Genocide Denial In Guatemala / Negación Del Genocidio En Guatemala

 

 

Chair/Moderadora: Beatriz Cortez, Central American Studies, CSU Northridge

 

  • Rebecca Clouser, International and Area Studies, Washington University, St. Louis
    “Elite erasures and lethal legacies: Examining genocide denial in Guatemala”
    (“Borrando las élites y legados letales: Examinado la negación del genocidio en Guatemala”)

 

  • Debra Rodman, Anthropology/Women Studies, Randolph-Macon College, Ashland, VA
    “Greasing Guatemala’s Military Machine: Genocide Denial in Eastern Guatemala”
    (“Engrasando la máquina militar guatemalteca: Negación del genocidio en el oriente de Guatemala”)

 

Born in El Salvador, Dr. Beatriz Cortez migrated to the United States in November 1989. She obtained a Ph.D. In Latin American Literature from Arizona State University (1999).
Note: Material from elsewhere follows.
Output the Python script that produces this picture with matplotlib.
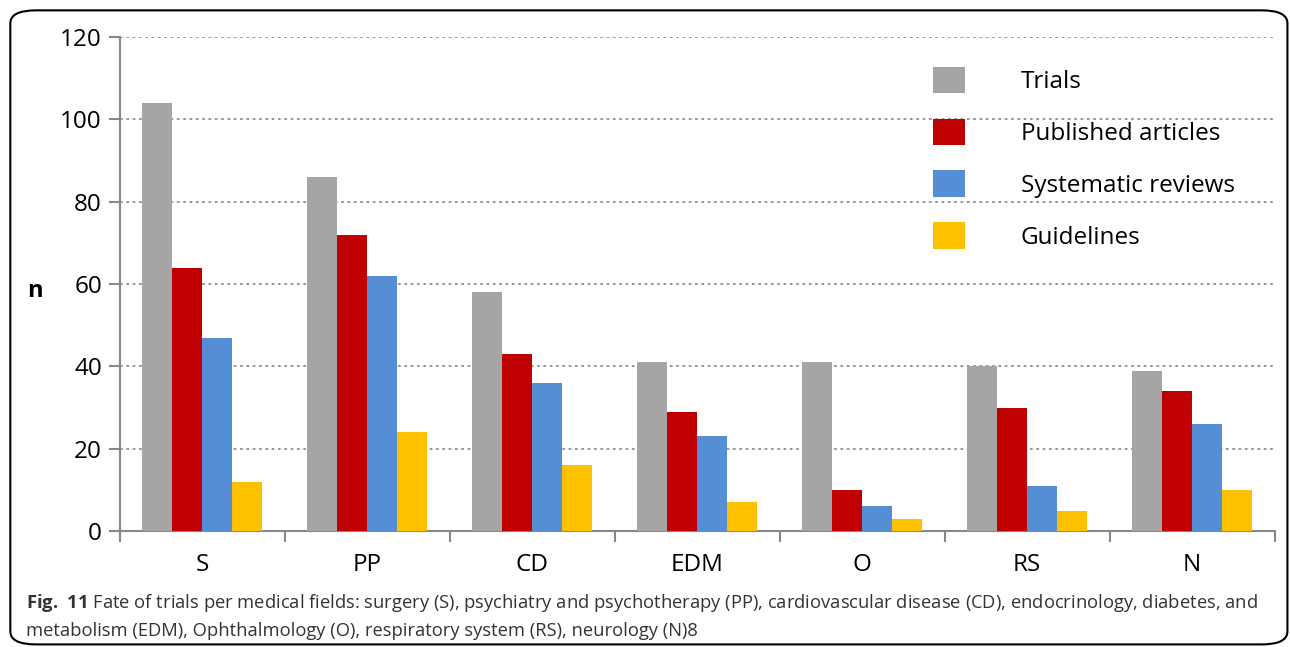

She specializes in contemporary Central American literatures and cultures from the perspective of gender, identity, and cultural studies. She is the author of numerous articles on postwar Central American literature and culture, exile, the construction of identity, and gender. She has also translated a number of literary and academic texts from Spanish into English. Her book Aesthetics of Cynicism: Post-War Central American Fiction was published in July 2010 by F&G Editores in Guatemala. She is co-author of the reader Introduction to Central American Studies, published by Kendall Hunt in 2008. She is co-editor of the third volume of the collection “Towards the History of Central American Literature” titled Per-Versions of Modernity: Literatures, Identities, and Displacements, published by F&G Editors in Guatemala in 2012 . She co-edited a special issue of Revista Iberoamericana on Contemporary Central American Literature and Cultural Studies, published by the University of Pittsburgh in 2013.

 

Debra H. Rodman is an Associate Professor of Anthropology and Women’s Studies and the Director of the Women’s Studies Program at Randolph-Macon College. She received her doctorate in Cultural Anthropology from the University of Florida, and both her M.A. and B.A. from the University of Miami. She works with Guatemalan transnational communities in Eastern Guatemala and the Northeast United States and serves as an expert witness for Central Americans seeking political asylum. Her research interests include race and ethnicity, gender studies, gender and development, and more specifically the impact of migration on gender and ethnic relations among Ladinos and Maya in Eastern Guatemala. Dr. Rodman is a former Fulbright Scholar and has received support from the Andrew W. Mellon Foundation.

 

Rebecca Clouser is a postdoctoral teaching fellow in International and Area Studies at Washington University in St. Louis. She holds a PhD in Geography from Indiana University. Currently, she teaches courses on human geography, geographies of development, and violence in Central America. Her research is located at the intersection of critical development studies, cultural geography and geographies of emotion. She has authored papers in the Journal of Latin American Geography and Progress in Development Studies. Her current research investigates the multidimensional aspects of the relationship between fear and development projects and processes in post-conflict Guatemala.